The S&P 500 dropped 1.3%, shedding an early gain. The pullback is the benchmark index’s second straight loss after clocking its best day in nine months on Monday. Technology companies bore the brunt of the selling, pulling the S&P 500’s tech sector down 2.5%. Microsoft and Apple were both fell more than 2%.
U.S. government bond yields rose after easing a day earlier. The yield on the benchmark 10-year Treasury note climbed to 1.47% from 1.41%.
When bond yields rise quickly, as they have in recent weeks, it forces Wall Street to rethink the value of stocks, making each $1 of profit that companies earn a little less valuable. Technology stocks are most vulnerable to this reassessment, in large part because their recent dominance left them looking even pricier than the rest of the market.

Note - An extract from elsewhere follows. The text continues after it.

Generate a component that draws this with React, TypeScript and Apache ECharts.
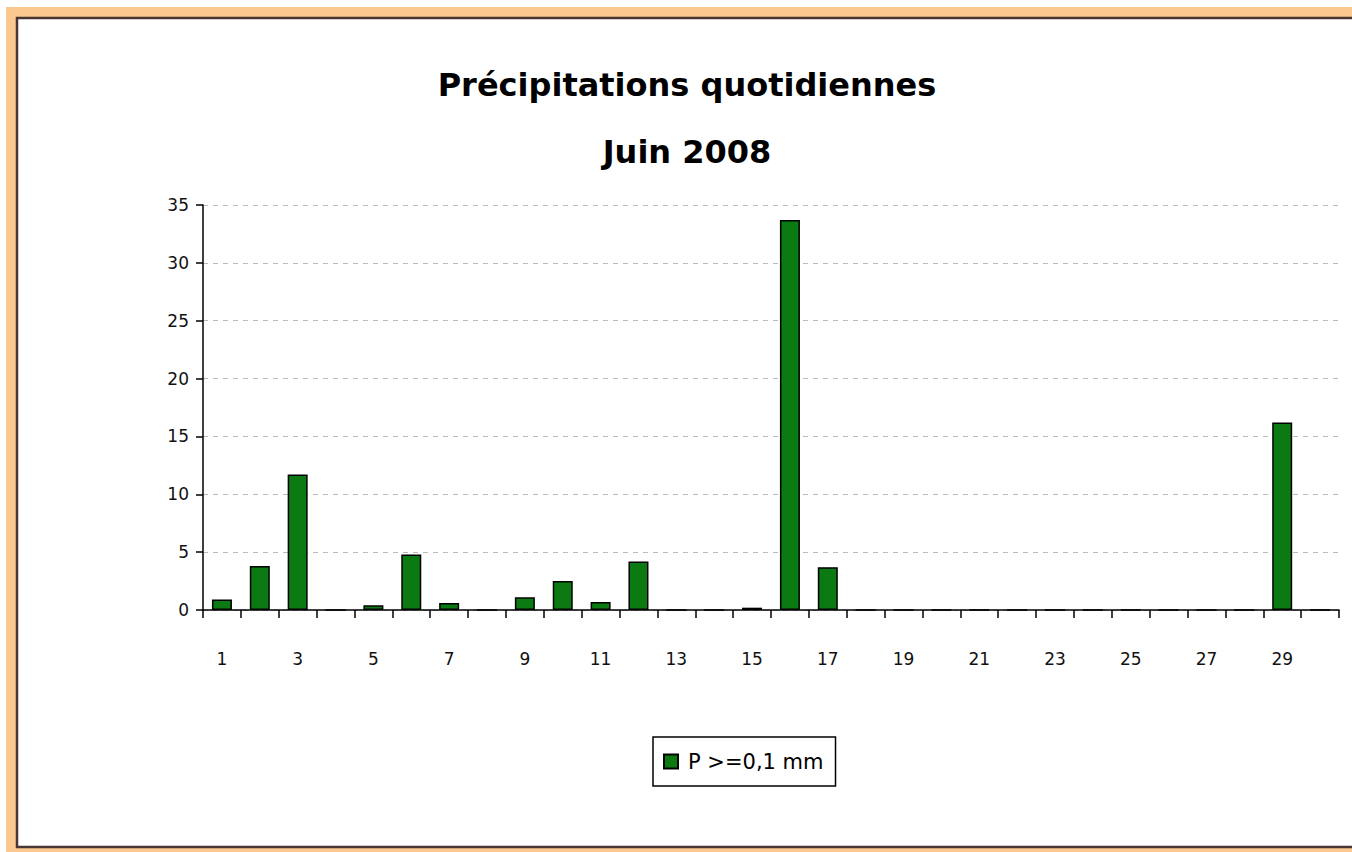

On the flipside, banks benefit when bond yields rise, because it allows them to charge higher rates on mortgages and many other kinds of loans. Financial sector stocks were among the biggest gainers Wednesday. Bank of America and Citigroup added more than 2%.
“The good news to remember is there are other groups taking the baton,” said Ryan Detrick, chief investment strategist for LPL Financial, referring to banks and energy companies benefiting from higher rates, even as tech stocks take a hit.
The S&P 500 dropped 50.57 points to 3,819.72. The Dow Jones Industrial Average slipped 121.43 points, or 0.4%, to 31,270.09. The technology-heavy Nasdaq composite lost 361.04 points, or 2.7%, to 12,997.75.
Traders also sold off smaller company stocks, dragging down the Russell 2000 index 23.72 points, or 1.1%, to 2,207.79.
Wall Street continues to look to Washington, where economic data, comments out of the Federal Reserve and President Joe Biden’s stimulus package remain front and center. Treasury yields hit the psychologically important 1.50% mark last week as investors braced for stronger economic growth but also a possible increase in inflation.
“Some higher inflation at the beginning of a new economic expansion is perfectly normal,” Detrick said.
On Tuesday, Federal Reserve Governor Lael Brainard sought to calm financial markets by emphasizing that the Fed, while generally optimistic about the economy, is still far from raising interest rates or reducing its $120 billion a month in asset purchases.
Federal Reserve Chair Jay Powell will speak Thursday on monetary policy. Investors heard from him last week when he testified in front of Congress, but the format — a question-and-answer session with The Wall Street Journal — is likely to be more illuminating than Powell’s calculated answers to politicians.
Investors are looking ahead to the February jobs report on Friday. Economists surveyed by FactSet expect employers created 225,000 jobs last month. The report also includes numbers for how much wages are rising across the economy, a key component of inflation.
Overall, the economic outlook has been brightening in recent weeks following a surprisingly strong retail sales report which showed that $600 stimulus payments approved in late December had translated into a January jump in retail sales that was the strongest since June.
With prospects rising for passaged of President Biden’s $1.9 trillion COVID-19 relief package with $1,400 individual payments and good news on vaccine distribution, private forecasters have been busy revising upward their economic forecasts.
Many believe the economy this year could see a rebound with growth coming in at the strongest pace since 1984. That would mark a significant rebound from last year when the economy contracted by the largest amount since 1946.